Collared portfolios perform extraordinarily well when markets tumble. The greater the fall, the happier your clients will be for having taken your advice. They will not make any money, but losses will be at acceptable levels.
Assuming you have reasonable clients, you should be able to explain that pluses and minuses when holding collars.
If the put and call expire in different months, you will earn extra money when the markets cooperate. However, I believe they are too risky and voids the whole idea of owning a collar FOR PROTECTION in the first place. Per the example offered by a commenter. Mixed expiration collars are okay if you understand the extra risk involved. That's not for a financial planner and his/her clients.
1) The first question is: Which is more important to each client? Is it the desire to earn as much as possible with low risk? Or is it the preservation of capital, with the hope of earning a small return?
2) If preservation of capital is the name of the game, then it should be easy to choose the put strike price. In a worst case scenario – and for this client that's a down market – how much is your client willing to lose over the time period covered by the collar? If it's 10%, then buy a 10% OTM put. If it's less, choose an appropriate put to buy. With indexes there are always plenty of choices. With individual stocks, it's more difficult to choose the appropriate put because there are far fewer offered. There's a big difference between strikes of 30, 35, and 40. It it were an index or ETF, there would be strikes every one point, giving you just the put you need.
3) If earning capital gains is the
objective, then I'd begin by choosing the call to sell because that caps
the upside. Then perhaps it would be easiest to buy a put that costs
essentially the same as the premium collected from the call sale. This is
the 'no-cost collar.'
Profits are the goal, but losses must be capped at some point. You buy a put that is less expensive offers less protection against loss. How much the client is willing to pay to own the collar will determine just which put to buy.
Keep in mind that paying a debit means the client will lose money when the market is steady to slightly higher. That may not sit well. Those zero cost collars don't always provide the best strike prices, but if the client does not understand the details of what you are doing for him/her, then you ought to adopt middle-of-the-road methods that offer the best protection you can afford to buy – given the circumstances. The person who wants to sell calls that are 20% OTM is not going to be able to afford to spend much for put protection. In fact, I'd suggest that if the client is that bullish, perhaps a collar is not the best choice.
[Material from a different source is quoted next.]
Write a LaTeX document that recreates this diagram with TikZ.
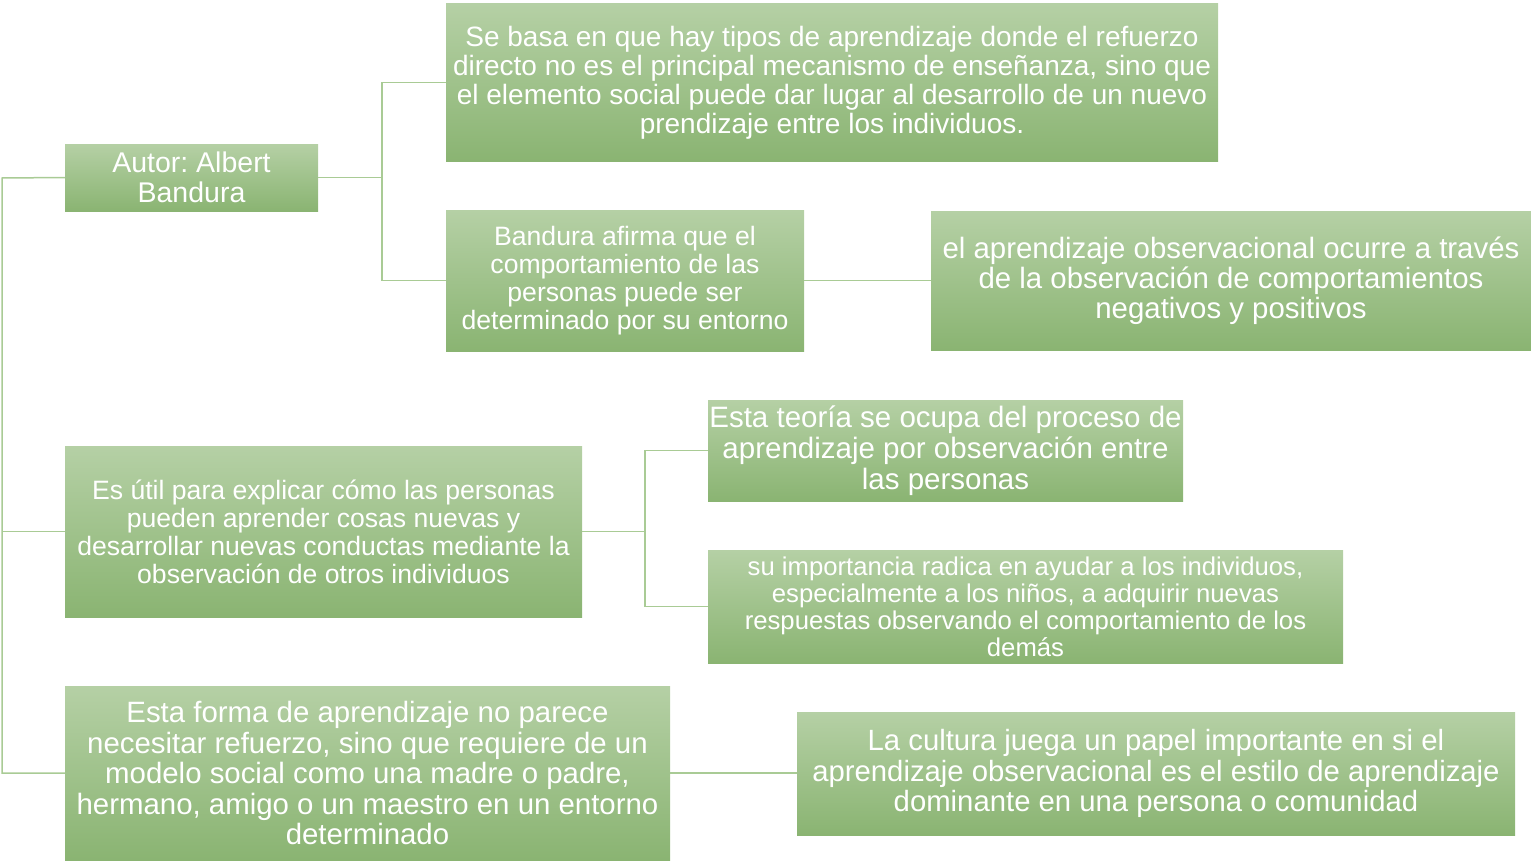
\documentclass[tikz,border=0pt]{standalone}
\usepackage{fontspec}
\setmainfont{Liberation Sans}
\usetikzlibrary{calc}
\definecolor{boxtop}{HTML}{B5D0A5}
\definecolor{boxbottom}{HTML}{8AB472}
\definecolor{linkgreen}{HTML}{A9CB95}
\tikzset{
  concept/.style={anchor=north west,inner sep=0pt,outer sep=0pt,align=center,
    text=white,top color=boxtop,bottom color=boxbottom},
  link/.style={draw=linkgreen,line width=1.5pt}
}
\newcommand{\boxfont}[2]{\fontsize{#1}{#2}\selectfont\frenchspacing}

\begin{document}
\begin{tikzpicture}[x=1pt,y=-1pt]
  \useasboundingbox (0,0) rectangle (1531,867);

  % TRUNK LEVEL
  \node[concept,minimum width=253,minimum height=67,font=\boxfont{28.5}{30}]
    (autor) at (65,144) {Autor: Albert\\Bandura};
  \node[concept,minimum width=517,minimum height=171,font=\boxfont{26.6}{28}]
    (util) at (65,446) {Es útil para explicar cómo las personas\\pueden aprender cosas nuevas y\\desarrollar nuevas conductas mediante la\\observación de otros individuos};
  \node[concept,minimum width=605,minimum height=174,font=\boxfont{29.4}{30.5}]
    (forma) at (65,686) {Esta forma de aprendizaje no parece\\necesitar refuerzo, sino que requiere de un\\modelo social como una madre o padre,\\hermano, amigo o un maestro en un entorno\\determinado};

  % SECOND LEVEL
  \node[concept,minimum width=772,minimum height=157,font=\boxfont{28}{29}]
    (basa) at (446,4) {Se basa en que hay tipos de aprendizaje donde el refuerzo\\directo no es el principal mecanismo de enseñanza, sino que\\el elemento social puede dar lugar al desarrollo de un nuevo\\prendizaje entre los individuos.};
  \node[concept,minimum width=358,minimum height=141,font=\boxfont{26.6}{28}]
    (afirma) at (446,210) {Bandura afirma que el\\comportamiento de las\\personas puede ser\\determinado por su entorno};
  \node[concept,minimum width=475,minimum height=101,font=\boxfont{29.5}{31}]
    (teoria) at (708,400) {Esta teoría se ocupa del proceso de\\aprendizaje por observación entre\\las personas};
  \node[concept,minimum width=635,minimum height=113,font=\boxfont{25.7}{27}]
    (importancia) at (708,550) {su importancia radica en ayudar a los individuos,\\especialmente a los niños, a adquirir nuevas\\respuestas observando el comportamiento de los\\demás};
  \node[concept,minimum width=718,minimum height=123,font=\boxfont{29.3}{30.5}]
    (cultura) at (797,712) {La cultura juega un papel importante en si el\\aprendizaje observacional es el estilo de aprendizaje\\dominante en una persona o comunidad};

  % THIRD LEVEL
  \node[concept,minimum width=600,minimum height=139,font=\boxfont{29.4}{30}]
    (observa) at (931,211) {el aprendizaje observacional ocurre a través\\de la observación de comportamientos\\negativos y positivos};

  % LINKS
  \coordinate (trunk) at (2,178);
  \draw[link] (autor.west) -- (trunk) |- (forma.west);
  \draw[link] (util.west) -- (util.west -| trunk);
  \draw[link] (autor.east) -- ++(64,0) coordinate (fork1) |- (basa.west);
  \draw[link] (fork1) |- (afirma.west);
  \draw[link] (afirma.east) -- (afirma.east -| observa.west);
  \draw[link] (util.east) -- ++(63,0) coordinate (fork2) |- (teoria.west);
  \draw[link] (fork2) |- (importancia.west);
  \draw[link] (forma.east) -- (forma.east -| cultura.west);
\end{tikzpicture}
\end{document}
If trading indexes or exchange traded funds (ETFs), you can assume they won't drop 30% overnight, but as we have seen, 50% in one year is not impossible, and owning puts is beneficial.
For this client, there is no easy way to pick the put strike price becasue protection is not the top priority. Perhaps you can decide how much to pay for puts ad make the decision that way. This would result in far less protection now, when markets are volatile (and everyone wants to own protection) and more protection when markets are calmer and option implied volatility is lower.
4) If you follow the advice on choosing the put to own, and if you allow your pocketbook to determine how much to collect when selling the call, the first question becomes unimportant. It just solves itself.
5) There is no reason to make a client trade more often than necessary. I'd look to trade 12-month collars for clients who are not interested in active trading. More than that, I'd encourage them to own SPY (or another broad-based index), unless you or they have displayed a talent for picking stocks that out-perfrom the market. One ETF means only one collar trade at a time, rather than one per underlying stock.
6) Don't forget, it's not necessary to collar an entire portfolio. Even 25% is better than none – when you want some safety.